◆ DATASET CONTENT

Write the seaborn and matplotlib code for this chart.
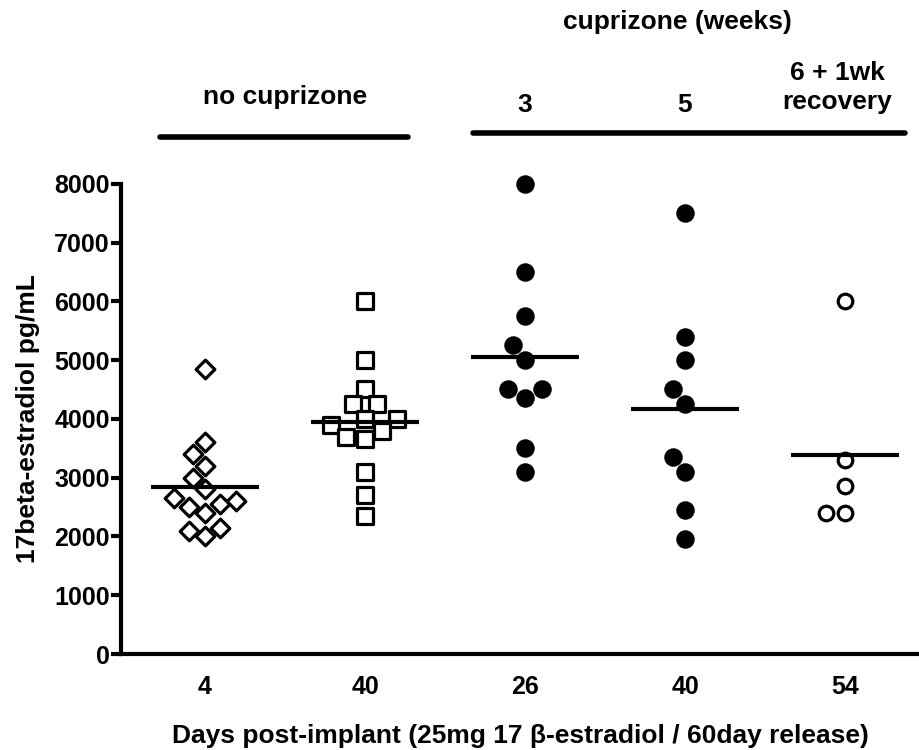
import numpy as np
import pandas as pd
import matplotlib
matplotlib.use("Agg")
import matplotlib.pyplot as plt
import seaborn as sns

# values (pg/mL)
day4_no_cpz = [4850, 3600, 3400, 3200, 3000, 2800, 2650, 2600, 2550, 2500, 2400, 2150, 2100, 2000]
day40_no_cpz = [6000, 5000, 4500, 4250, 4250, 4000, 4000, 3900, 3800, 3700, 3650, 3100, 2700, 2350]
day26_cpz3 = [8000, 6500, 5750, 5250, 5000, 4500, 4500, 4350, 3500, 3100]
day40_cpz5 = [7500, 5400, 5000, 4500, 4250, 3350, 3100, 2450, 1950]
day54_cpz6 = [6000, 3300, 2850, 2400, 2400]

groups = ["g1", "g2", "g3", "g4", "g5"]
tick_labels = ["4", "40", "26", "40", "54"]
series = [day4_no_cpz, day40_no_cpz, day26_cpz3, day40_cpz5, day54_cpz6]
markers = ["D", "s", "o", "o", "o"]
fills = ["white", "white", "black", "black", "white"]
sizes = [9.5, 11, 11, 11, 10.5]

df = pd.DataFrame({
    "group": np.repeat(groups, [len(s) for s in series]),
    "value": np.concatenate(series),
})

sns.set_style("ticks")
plt.rcParams["font.family"] = ["Liberation Sans", "DejaVu Sans"]
plt.rcParams["font.weight"] = "bold"
plt.rcParams["text.color"] = "black"
plt.rcParams["axes.labelcolor"] = "black"
plt.rcParams["axes.edgecolor"] = "black"
plt.rcParams["xtick.color"] = "black"
plt.rcParams["ytick.color"] = "black"

fig = plt.figure(figsize=(9.19, 7.5), dpi=100)
ax = fig.add_axes([0.1317, 0.128, 0.8683, 0.627])

for g, m, fc, sz in zip(groups, markers, fills, sizes):
    sns.swarmplot(data=df[df["group"] == g], x="group", y="value", order=groups,
                  marker=m, color=fc, edgecolor="black", linewidth=2.3, size=sz, ax=ax)
for coll in ax.collections:
    coll.set_clip_on(False)

# mean bars
for i, vals in enumerate(series):
    ax.hlines(np.mean(vals), i - 0.34, i + 0.34, color="black", linewidth=3, zorder=5)

ax.set_xlim(-0.525, 4.4625)
ax.set_ylim(0, 8000)
ax.set_yticks(range(0, 8001, 1000))
ax.set_xticks(range(5))
ax.set_xticklabels(tick_labels)
sns.despine(ax=ax)
for side in ["left", "bottom"]:
    ax.spines[side].set_linewidth(3)
ax.tick_params(axis="y", length=7, width=3, labelsize=18, pad=1)
ax.tick_params(axis="x", length=0, labelsize=18, pad=15)
for lab in ax.get_xticklabels() + ax.get_yticklabels():
    lab.set_fontweight("bold")

ax.set_ylabel("17beta-estradiol pg/mL", fontsize=19, fontweight="bold", labelpad=10)
ax.set_xlabel("Days post-implant (25mg 17 β-estradiol / 60day release)",
              fontsize=19, fontweight="bold", labelpad=18)

# group annotations above the plot
tr = ax.get_xaxis_transform()
ax.plot([-0.28, 1.27], [1.10, 1.10], transform=tr, color="black", lw=4,
        solid_capstyle="round", clip_on=False)
ax.plot([1.675, 4.375], [1.108, 1.108], transform=tr, color="black", lw=4,
        solid_capstyle="round", clip_on=False)
txt = dict(transform=tr, ha="center", va="center", fontsize=19, fontweight="bold")
ax.text(0.5, 1.185, "no cuprizone", **txt)
ax.text(2.95, 1.345, "cuprizone (weeks)", **txt)
ax.text(2, 1.168, "3", **txt)
ax.text(3, 1.168, "5", **txt)
ax.text(3.95, 1.205, "6 + 1wk\nrecovery", linespacing=1.25, **txt)

fig.savefig("out.png", dpi=100)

◆ STATED EXERCISE
From the opening line of the listing above through the line bearing "import seaborn as sns", repeat each line exactly. Drop every picture.

◆ SOLUTION FOR THIS EXERCISE
Write the seaborn and matplotlib code for this chart.
import numpy as np
import pandas as pd
import matplotlib
matplotlib.use("Agg")
import matplotlib.pyplot as plt
import seaborn as sns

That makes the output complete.